Dick Powell always looks to me as though he’d swallowed the cat—all puffed out and pleased. And June Allyson can take a bow. She tells me she’s thinking of retiring when her present Metro contract expires, because she wants more time with Dick and the children. June, consistently one of the top gals in box-office polls, has never been ambitious—certainly not since she married Richard. She used to eat her heart out during her pre-marriage years fighting for and against—mostly against—pictures. Now she thinks she may be ready to pass the whole caboodle along to the next generation. The Powells don’t need her extra money—especially not since Dick has turned writer and director. These are two normal people. They go to parties, only rarely to night clubs, to premieres when they feel like it, take occasional trips. But they don’t gad about all over the place. It’s not the way her predecessor, Joan Blondell, tells it, but June has made Dick one of the best husbands in town.
Betty Hutton is currently going to bat for her new mate, Charlie O’Curran. He’s a fine dance director, but Betty thinks he rates a full-blown director’s berth. He’s to produce her pictures and her filmed TV shows when she joins the new medium.
Maybe the greatest switcheroo possibility of them all is this: for Bette Davis to be cataloged simply as “Gary Merrill’s wife.” But it could happen. Bette thinks Gary is a heck of a fine actor, and to prove it, she took a bit in his “Phone Call From a Stranger.” Even Shelley Winters was impressed. “Just imagine,” said she, “Bette ‘Davis playing a supporting role to me!”

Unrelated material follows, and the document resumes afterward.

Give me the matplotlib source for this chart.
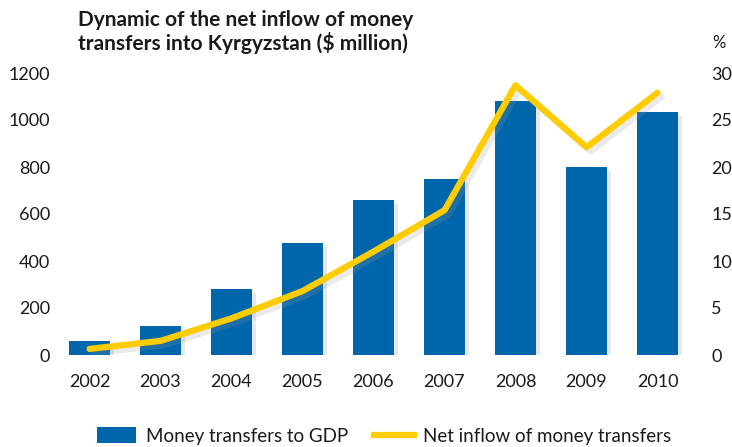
import matplotlib
matplotlib.use("Agg")
import matplotlib.pyplot as plt
import matplotlib.patheffects as pe
from matplotlib.patches import Patch
from matplotlib.lines import Line2D

years = ["2002", "2003", "2004", "2005", "2006", "2007", "2008", "2009", "2010"]
transfers_to_gdp = [60, 123, 281, 477, 660, 749, 1081, 801, 1035]
net_inflow_pct = [0.65, 1.5, 3.9, 6.8, 11.0, 15.4, 28.7, 22.1, 27.9]
left_ticks = [0, 200, 400, 600, 800, 1000, 1200]
right_ticks = [0, 5, 10, 15, 20, 25, 30]

BLUE = "#0066AB"
YELLOW = "#FFCC00"
TXT = "#1a1a1a"
FONT = "Lato"

plt.rcParams["font.family"] = [FONT, "DejaVu Sans"]

fig = plt.figure(figsize=(7.32, 4.47), dpi=100)
ax = fig.add_axes([54 / 732, 92 / 447, (693 - 54) / 732, 282 / 447])
ax2 = ax.twinx()

x = list(range(len(years)))
bars = ax.bar(x, transfers_to_gdp, width=0.58, color=BLUE, zorder=3)
for b in bars:
    b.set_path_effects([pe.SimplePatchShadow(offset=(3, -3), shadow_rgbFace="#999999", alpha=0.22), pe.Normal()])

ax2.plot(x, net_inflow_pct, color=YELLOW, lw=4.5, solid_capstyle="round", solid_joinstyle="round",
         path_effects=[pe.SimpleLineShadow(offset=(3, -3), shadow_color="#999999", alpha=0.2), pe.Normal()])

ax.set_xlim(-0.5, len(years) - 0.5)
ax.set_ylim(0, 1200)
ax2.set_ylim(0, 30)
ax.set_yticks(left_ticks)
ax2.set_yticks(right_ticks)
ax.set_xticks(x)
ax.set_xticklabels(years)

for a in (ax, ax2):
    for s in a.spines.values():
        s.set_visible(False)
    a.tick_params(length=0, labelsize=13, labelcolor=TXT)
ax.tick_params(axis="y", pad=3)
ax.tick_params(axis="x", pad=14)
ax2.tick_params(axis="y", pad=13)
for lab in ax2.get_yticklabels():
    lab.set_horizontalalignment("left")

ax2.set_zorder(ax.get_zorder() + 1)
ax2.patch.set_visible(False)

fig.text(78 / 732, 1 - 32 / 447, "Dynamic of the net inflow of money\ntransfers into Kyrgyzstan ($ million)",
         fontsize=15, fontweight="bold", color=TXT, ha="left", va="center", linespacing=1.1)
fig.text(712 / 732, 1 - 43 / 447, "%", fontsize=12, color=TXT, ha="left", va="center")

handles = [Patch(facecolor=BLUE), Line2D([0], [0], color=YELLOW, lw=4.5)]
fig.legend(handles, ["Money transfers to GDP", "Net inflow of money transfers"],
           loc="center left", bbox_to_anchor=(97 / 732, 11 / 447), ncol=2, frameon=False,
           fontsize=13.5, labelcolor=TXT, handlelength=2.1, handleheight=0.9,
           handletextpad=0.5, columnspacing=1.4, borderpad=0, borderaxespad=0)

fig.savefig("out.png", dpi=100)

Bette managed to steal the picture with her bit. She’s at work now on “The Star,” but her films are getting fewer and fewer with the years, and Gary’s performances are getting better and better. One thing is certain: the best role Bette’s played to date is “Mrs. Gary Merrill.”
More than any of them, possibly, it’s Bette who proves that a genuine actress is at her happiest when she’s a genuine wife and woman, as well. You don’t measure the rewards in kilowatts blazing down from theater marquee, but in the glow that comes from a happy heart.